I like some moisturizing body scrubs too, but it should not leave behind an oily veil on my skin. I use body scrub products to clean and exfoliate my skin, not get oiled up.

I also don't like body scrubs with very coarse, large granules. They irritate and over-dry my skin and I don't feel that they clean as well as scrubs with fine granules do.

One solution I've found for this problem is using face or hand scrubs instead of body scrubs in the shower. Face scrubs tend to be more gentle and have smaller granules in them. If I have a face scrub that's not working for my face, I put it in my shower and use it as a body scrub. It's essentially the same thing anyway.

burcidi
Post 3

@alisha-- I've never tried this, but I have friends who use natural salt or sugar body scrubs. I think all they do is take some coarse sugar or salt and rub it on their wet skin in the bath. I don't know if they add any natural oils to it, but I'm sure you could. In fact, coconut oil or olive oil would probably be amazing.

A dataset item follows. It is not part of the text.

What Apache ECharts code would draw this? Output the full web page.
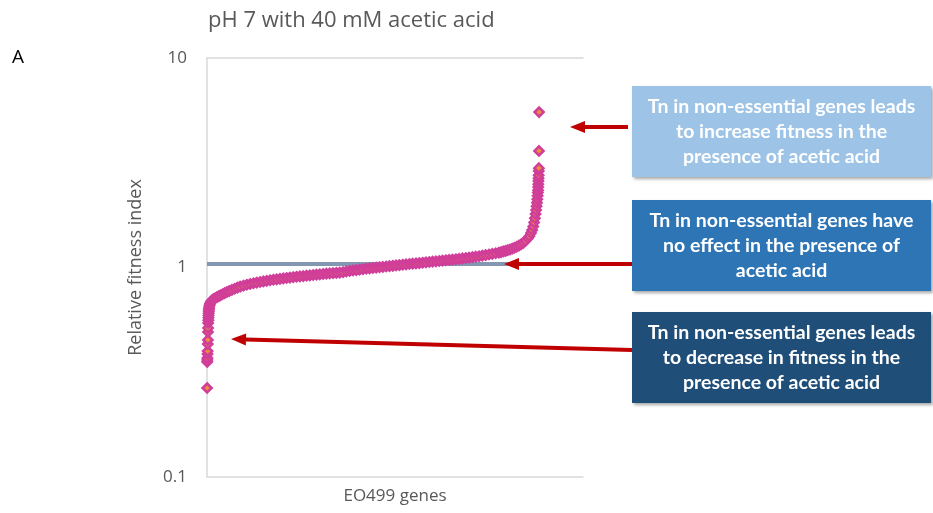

I personally use an organic body scrub that's made from all natural ingredients, but I didn't make it myself. I got it from an organic bath products store. It is made from natural oils, papaya extracts and papaya seeds. Papaya seeds are the exfoliant and the oil is the emollient. It smells wonderful and works really well.

discographer
Post 2

I have a skin condition called keratosis pilaris, the more common name for it is chicken skin. It's basically a condition where the skin can't exfoliate itself because of too much skin protein. So these hard bumps form on top of the skin.

I've had this condition since I was a child on the back of my arms. It's really ugly and literally looks like I have goosebumps all the time. Recently, a dermatologist told me to use a body scrub in the shower to exfoliate that area. He said it should help open up the pores and clean the entrapped follicles.

I bought a body scrub and scrubbed the back of my arms several times in one week. I checked my arms yesterday and there is nothing! It looks like the bumps went away completely. The dermatologist was right. I don't know why I never used body scrubs before, but I'm going to use them regularly from now on. If my skin can't exfoliate itself, I sure can do it for my skin!

Right now, I'm using a store bought body scrub. But I really want to try natural homemade ones and I think that might be better for me in the long run. Does anyone have a simple recipe to make natural body scrub at home?

harris
Post 1

Oh, the microplastic beads are awful! I can't believe they get used then just washed out to see. They're too small to filter out and could be eaten by any unsuspecting animal. I think they should be banned.